Wednesday, October 14, 2009

Patience With Parrots Is A Virtue


Puff is my foster African Grey from Wings of Love Bird Haven.
He has been with me for around 4 months now and has made a lot of improvements.
He now plays with toys, forages and loves being out on the play gym with Marnie and Lucha.
Now his interaction with humans has been slow to build on. His fear based aggression has been so successful in the past, he automatically reverts to in in any kind of nervous situation.
But with patience and using Marnie as a model he has now gotten to the stage where he steps up every time without biting. Along the way we had some bumps in the training road, such as when I had surgery and became the evil head bandage monster and when I was away with work for a month... but now even when I am away for a week on a puppy mill bust he steps up.

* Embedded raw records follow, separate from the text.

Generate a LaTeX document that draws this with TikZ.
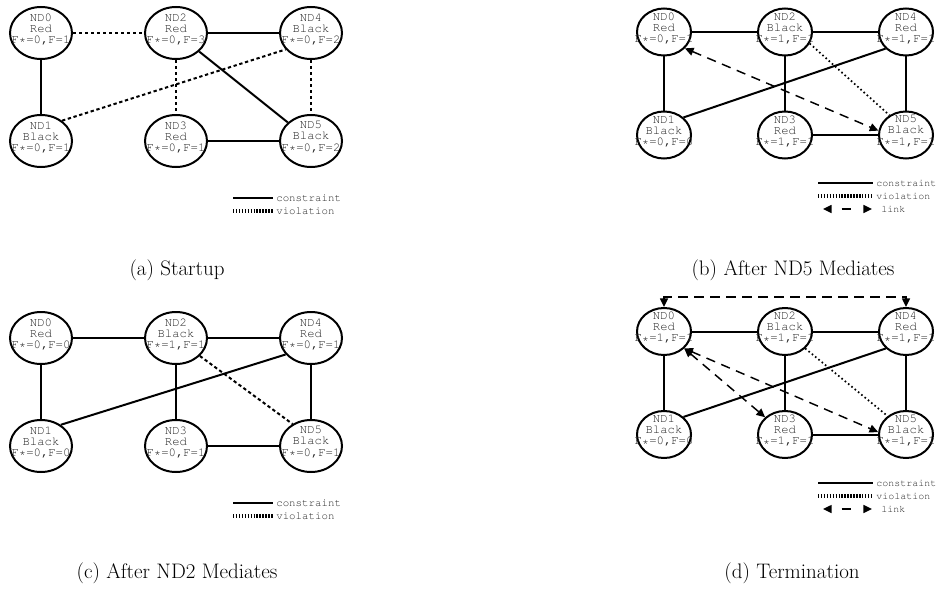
\documentclass[tikz,border=0pt]{standalone}
\usepackage[T1,TU]{fontenc}
\usetikzlibrary{shapes.geometric,positioning,arrows.meta}

\newcommand{\ndfont}{\fontencoding{T1}\fontfamily{pcr}\fontsize{9.2}{8.4}\selectfont}
\newcommand{\legfont}{\fontencoding{T1}\fontfamily{pcr}\fontsize{8.1}{9}\selectfont}
\newcommand{\legsmallfont}{\fontencoding{T1}\fontfamily{pcr}\fontsize{7.5}{9}\selectfont}

\tikzset{
  nd/.style={ellipse,draw,line width=1.5pt,inner sep=0pt,minimum width=46.5pt,minimum height=39pt},
  ndsmall/.style={nd,minimum width=40.5pt,minimum height=35.25pt},
  txt/.style={font=\ndfont,text=black!85,align=center,inner sep=0pt,yshift=3pt},
  constraint/.style={line width=1.5pt},
  violation/.style={line width=1.5pt,dash pattern=on 2.5pt off 2pt},
  dotviolation/.style={line width=1.3pt,dash pattern=on 1.2pt off 2pt},
  link/.style={<->,line width=1.1pt,dash pattern=on 7pt off 5pt},
  legviolation/.style={line width=3pt,dash pattern=on 1.1pt off 1.1pt},
  legtext/.style={font=\legfont,text=black!85,anchor=west,inner sep=0pt},
  caption/.style={font=\fontsize{15.75}{18}\selectfont}
}

\begin{document}
\begin{tikzpicture}[x=0.75pt,y=-0.75pt,>={Triangle[length=6.5pt,width=6pt]}]
  \useasboundingbox (0,0) rectangle (937,592);

  % (a) startup
  \begin{scope}[on grid,node distance=81pt and 101.25pt]
    \node[nd,label={[txt]center:{ND0\\Red\\F*=0,F=1}}] (a0) at (41,33) {};
    \node[nd,label={[txt]center:{ND2\\Red\\F*=0,F=3}}] (a2) [right=of a0] {};
    \node[nd,label={[txt]center:{ND4\\Black\\F*=0,F=2}}] (a4) [right=of a2] {};
    \node[nd,label={[txt]center:{ND1\\Black\\F*=0,F=1}}] (a1) [below=of a0] {};
    \node[nd,label={[txt]center:{ND3\\Red\\F*=0,F=1}}] (a3) [below=of a2] {};
    \node[nd,label={[txt]center:{ND5\\Black\\F*=0,F=2}}] (a5) [below=of a4] {};
  \end{scope}
  \draw[violation] (a0) -- (a2);
  \draw[constraint] (a2) -- (a4);
  \draw[constraint] (a0) -- (a1);
  \draw[violation] (a1.44) -- (a4.213);
  \draw[violation] (a2) -- (a3);
  \draw[constraint] (a2) -- (a5);
  \draw[violation] (a4) -- (a5);
  \draw[constraint] (a3) -- (a5);
  \node[legtext] (aleg1) at (276,198) {constraint};
  \node[legtext] (aleg2) at (276,211) {violation};
  \draw[constraint] ([xshift=-32.25pt]aleg1.west) -- ([xshift=-2.25pt]aleg1.west);
  \draw[legviolation] ([xshift=-32.25pt]aleg2.west) -- ([xshift=-2.25pt]aleg2.west);
  \node[caption] (capa) at (177,270) {(a) Startup};

  % (b) after ND5 mediates
  \begin{scope}[on grid,node distance=77.25pt and 90.75pt]
    \node[ndsmall,label={[txt]center:{ND0\\Red\\F*=0,F=1}}] (b0) at (664,32) {};
    \node[ndsmall,label={[txt]center:{ND2\\Black\\F*=1,F=1}}] (b2) [right=of b0] {};
    \node[ndsmall,label={[txt]center:{ND4\\Red\\F*=1,F=1}}] (b4) [right=of b2] {};
    \node[ndsmall,label={[txt]center:{ND1\\Black\\F*=0,F=0}}] (b1) [below=of b0] {};
    \node[ndsmall,label={[txt]center:{ND3\\Red\\F*=1,F=1}}] (b3) [below=of b2] {};
    \node[ndsmall,label={[txt]center:{ND5\\Black\\F*=1,F=1}}] (b5) [below=of b4] {};
  \end{scope}
  \draw[constraint] (b0) -- (b2);
  \draw[constraint] (b2) -- (b4);
  \draw[constraint] (b0) -- (b1);
  \draw[constraint] (b1.42) -- (b4.219);
  \draw[constraint] (b2) -- (b3);
  \draw[dotviolation] (b2.-25) -- (b5.130);
  \draw[constraint] (b4) -- (b5);
  \draw[constraint] (b3) -- (b5);
  \draw[link] (b0.-38) -- (b5.171);
  \node[legtext,font=\legsmallfont] (bleg1) at (876,183) {constraint};
  \node[legtext,font=\legsmallfont] (bleg2) at (876,196) {violation};
  \node[legtext,font=\legsmallfont] (bleg3) at (881,209) {link};
  \draw[constraint] ([xshift=-43.5pt]bleg1.west) -- ([xshift=-2.25pt]bleg1.west);
  \draw[legviolation] ([xshift=-43.5pt]bleg2.west) -- ([xshift=-2.25pt]bleg2.west);
  \draw[<->,line width=1.1pt,dash pattern=on 0pt off 7.7pt on 6.75pt off 30pt]
    ([xshift=-43.5pt]bleg3.west) -- ([xshift=-6.75pt]bleg3.west);
  \node[caption] (capb) at (793,270) {(b) After ND5 Mediates};

  % (c) after ND2 mediates
  \begin{scope}[on grid,node distance=81pt and 101.25pt]
    \node[nd,label={[txt]center:{ND0\\Red\\F*=0,F=0}}] (c0) at (41,338) {};
    \node[nd,label={[txt]center:{ND2\\Black\\F*=1,F=1}}] (c2) [right=of c0] {};
    \node[nd,label={[txt]center:{ND4\\Red\\F*=0,F=1}}] (c4) [right=of c2] {};
    \node[nd,label={[txt]center:{ND1\\Black\\F*=0,F=0}}] (c1) [below=of c0] {};
    \node[nd,label={[txt]center:{ND3\\Red\\F*=0,F=1}}] (c3) [below=of c2] {};
    \node[nd,label={[txt]center:{ND5\\Black\\F*=0,F=1}}] (c5) [below=of c4] {};
  \end{scope}
  \draw[constraint] (c0) -- (c2);
  \draw[constraint] (c2) -- (c4);
  \draw[constraint] (c0) -- (c1);
  \draw[constraint] (c1.47) -- (c4.213);
  \draw[constraint] (c2) -- (c3);
  \draw[violation] (c2.-37) -- (c5.130);
  \draw[constraint] (c4) -- (c5);
  \draw[constraint] (c3) -- (c5);
  \node[legtext] (cleg1) at (276,503) {constraint};
  \node[legtext] (cleg2) at (276,516) {violation};
  \draw[constraint] ([xshift=-32.25pt]cleg1.west) -- ([xshift=-2.25pt]cleg1.west);
  \draw[legviolation] ([xshift=-32.25pt]cleg2.west) -- ([xshift=-2.25pt]cleg2.west);
  \node[caption] (capc) at (177,573) {(c) After ND2 Mediates};

  % (d) termination
  \begin{scope}[on grid,node distance=77.25pt and 90.75pt]
    \node[ndsmall,label={[txt]center:{ND0\\Red\\F*=1,F=1}}] (d0) at (664,331.5) {};
    \node[ndsmall,label={[txt]center:{ND2\\Black\\F*=1,F=1}}] (d2) [right=of d0] {};
    \node[ndsmall,label={[txt]center:{ND4\\Red\\F*=1,F=1}}] (d4) [right=of d2] {};
    \node[ndsmall,label={[txt]center:{ND1\\Black\\F*=0,F=0}}] (d1) [below=of d0] {};
    \node[ndsmall,label={[txt]center:{ND3\\Red\\F*=1,F=1}}] (d3) [below=of d2] {};
    \node[ndsmall,label={[txt]center:{ND5\\Black\\F*=1,F=1}}] (d5) [below=of d4] {};
  \end{scope}
  \draw[constraint] (d0) -- (d2);
  \draw[constraint] (d2) -- (d4);
  \draw[constraint] (d0) -- (d1);
  \draw[constraint] (d1.42) -- (d4.220);
  \draw[constraint] (d2) -- (d3);
  \draw[dotviolation] (d2.-40) -- (d5.135);
  \draw[constraint] (d4) -- (d5);
  \draw[constraint] (d3) -- (d5);
  \draw[link] (d0.north) -- ++(0,-10) -| (d4.north);
  \draw[link] (d0.-40) -- (d3.139);
  \draw[link] (d0.-40) -- (d5.175);
  \node[legtext,font=\legsmallfont] (dleg1) at (876,483) {constraint};
  \node[legtext,font=\legsmallfont] (dleg2) at (876,496) {violation};
  \node[legtext,font=\legsmallfont] (dleg3) at (881,509) {link};
  \draw[constraint] ([xshift=-43.5pt]dleg1.west) -- ([xshift=-2.25pt]dleg1.west);
  \draw[legviolation] ([xshift=-43.5pt]dleg2.west) -- ([xshift=-2.25pt]dleg2.west);
  \draw[<->,line width=1.1pt,dash pattern=on 0pt off 7.7pt on 6.75pt off 30pt]
    ([xshift=-43.5pt]dleg3.west) -- ([xshift=-6.75pt]dleg3.west);
  \node[caption] (capd) at (792,573) {(d) Termination};
\end{tikzpicture}
\end{document}
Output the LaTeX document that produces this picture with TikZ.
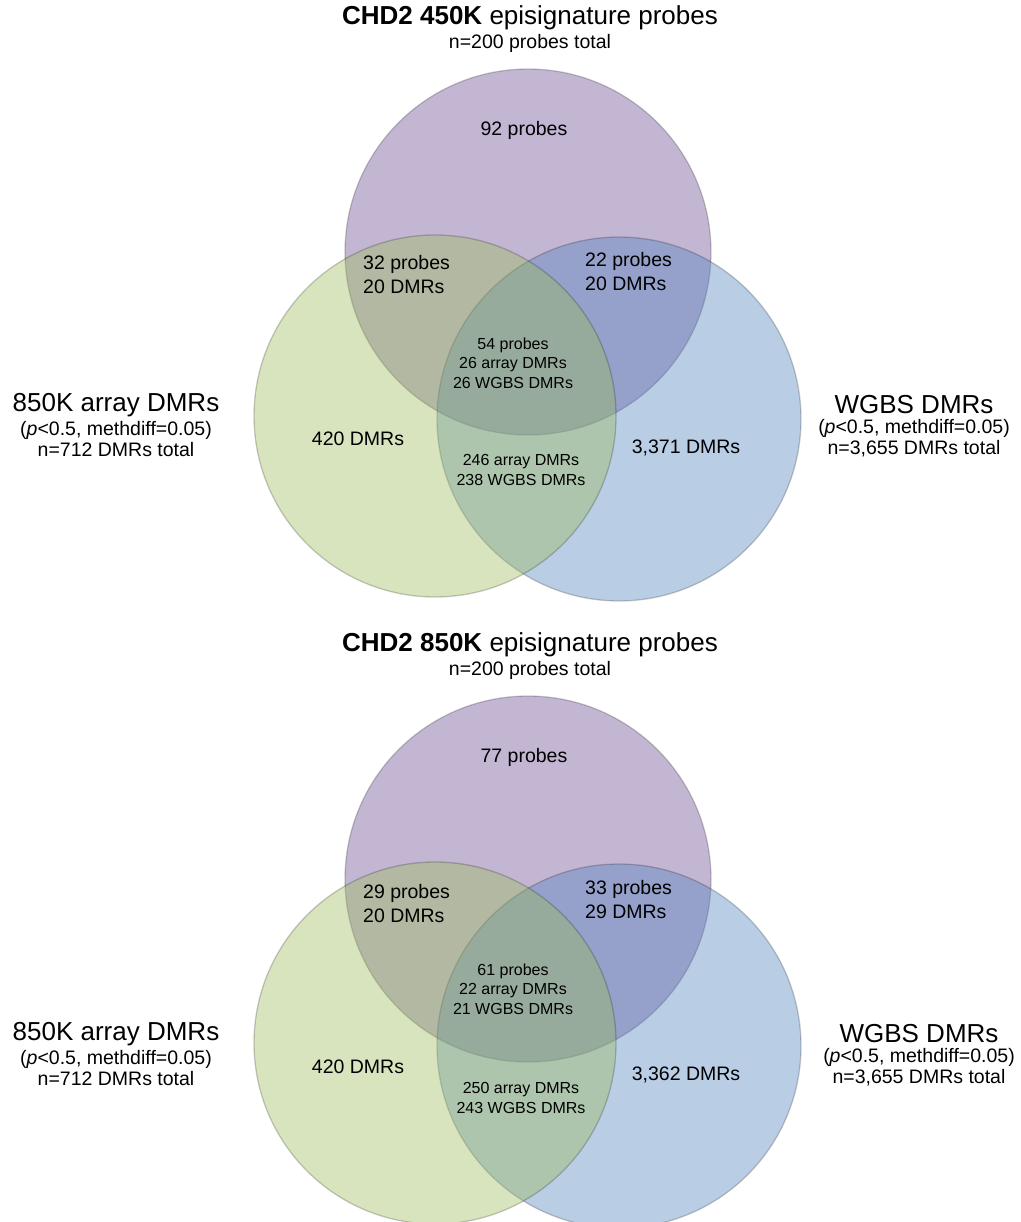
\documentclass[tikz,border=0pt]{standalone}
\usepackage{fontspec}
\setmainfont{Liberation Sans}
\usetikzlibrary{positioning}
\definecolor{probeset}{HTML}{8064A2}
\definecolor{arrayset}{HTML}{9BBB59}
\definecolor{wgbsset}{HTML}{4F81BD}
\newcommand{\fhead}{\fontsize{26}{30}\selectfont}
\newcommand{\fmid}{\fontsize{19.5}{24}\selectfont}
\newcommand{\fsub}{\fontsize{19.5}{21}\selectfont}
\newcommand{\fsmall}{\fontsize{16}{19.5}\selectfont}
% the three sets, probes at the back, array in front
\newcommand{\vennsets}{%
  \draw[ring, fill=probeset, fill opacity=0.47] (528,252) circle (183pt);
  \draw[ring, fill=wgbsset, fill opacity=0.4] (619,419) circle (182pt);
  \draw[ring, fill=arrayset, fill opacity=0.4] (435,416) circle (181pt);
}

\begin{document}
\begin{tikzpicture}[x=1pt,y=-1pt,
    ring/.style={line width=1.3pt, draw=black, draw opacity=0.2},
    txt/.style={inner sep=0pt, align=center}]
  \useasboundingbox (0,0) rectangle (1020,1222);

  % 450K episignature
  \vennsets
  \node[txt,font=\fhead] (T1) at (530,18) {\textbf{CHD2 450K} episignature probes};
  \node[txt,font=\fsub,below=4pt of T1] (N1) {n=200 probes total};
  \node[txt,font=\fmid] (P1) at (524,130) {92 probes};
  \node[txt,font=\fmid,align=left,anchor=west] (PA1) at (363,275) {32 probes\\20 DMRs};
  \node[txt,font=\fmid,align=left,anchor=west] (PC1) at (585,272) {22 probes\\20 DMRs};
  \node[txt,font=\fsmall] (PAC1) at (513,363) {54 probes\\26 array DMRs\\26 WGBS DMRs};
  \node[txt,font=\fmid] (A1) at (358,439) {420 DMRs};
  \node[txt,font=\fmid] (C1) at (686,448) {3,371 DMRs};
  \node[txt,font=\fsmall] (AC1) at (521,470) {246 array DMRs\\238 WGBS DMRs};
  \node[txt,font=\fhead] (LA1) at (116,405) {850K array DMRs};
  \node[txt,font=\fsub,below=4.5pt of LA1] (LAd1) {(\textit{p}<0.5, methdiff=0.05)\\n=712 DMRs total};
  \node[txt,font=\fhead] (LC1) at (914,405) {WGBS DMRs};
  \node[txt,font=\fsub,below=4.5pt of LC1] (LCd1) {(\textit{p}<0.5, methdiff=0.05)\\n=3,655 DMRs total};

  % 850K episignature
  \begin{scope}[yshift=-627pt]
    \vennsets
    \node[txt,font=\fhead] (T2) at (530,18) {\textbf{CHD2 850K} episignature probes};
    \node[txt,font=\fsub,below=4pt of T2] (N2) {n=200 probes total};
    \node[txt,font=\fmid] (P2) at (524,130) {77 probes};
    \node[txt,font=\fmid,align=left,anchor=west] (PA2) at (363,277) {29 probes\\20 DMRs};
    \node[txt,font=\fmid,align=left,anchor=west] (PC2) at (585,273) {33 probes\\29 DMRs};
    \node[txt,font=\fsmall] (PAC2) at (513,362) {61 probes\\22 array DMRs\\21 WGBS DMRs};
    \node[txt,font=\fmid] (A2) at (358,440) {420 DMRs};
    \node[txt,font=\fmid] (C2) at (686,448) {3,362 DMRs};
    \node[txt,font=\fsmall] (AC2) at (521,471) {250 array DMRs\\243 WGBS DMRs};
    \node[txt,font=\fhead] (LA2) at (116,407) {850K array DMRs};
    \node[txt,font=\fsub,below=4.5pt of LA2] (LAd2) {(\textit{p}<0.5, methdiff=0.05)\\n=712 DMRs total};
    \node[txt,font=\fhead] (LC2) at (919,407) {WGBS DMRs};
    \node[txt,font=\fsub,below=4.5pt of LC2] (LCd2) {(\textit{p}<0.5, methdiff=0.05)\\n=3,655 DMRs total};
  \end{scope}
\end{tikzpicture}
\end{document}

Part of his training success has been allowing him to have the cage as his safe place. I don't go into his cage to move toys or clean while he is in it and I don't ask him to step up from inside it. Instead I have a perch on the door which he targets to, then I open the door and ask for the step up.
Most days when I get the birds out on the play gym he comes out last, so when I approach his cage with a visible pine nut (Puff kryptonite) he normally rushes to his door perch.
This morning was something different. When I approached the cage he was on one of the higher perches... I showed him the pine nut and asked him to go to the door perch... he headed down to it and then continued past and beat on one of his toys. "Okay" I thought "I'll come back in a bit).
Four more times when I approached the cage he went from being quiet and calm to full puffed up feathers, pinned eyes, double clicking (a warning noise he makes) and attacking whatever toy was closest. Each time I approached I had the pine nut visible and asked him if he wanted to come out and play... each time he gave me the above reaction I put the pine nut away and walked past him.
Finally 5 hours later I walked up and he ran straight to his door perch, stepped up and took his pine nut reinforcement without any drama.

Now I could have shoved my hand in the cage and asked for the step up, or made him step up on the hand perch, but instead I decided to use my patience and the reward was obvious. Rather than reinforce or react negatively to his behavior, I let him work it out of his system. This meant that instead he got a positive experience and a desired behavior reinforced... even if it was a few hours later than planned.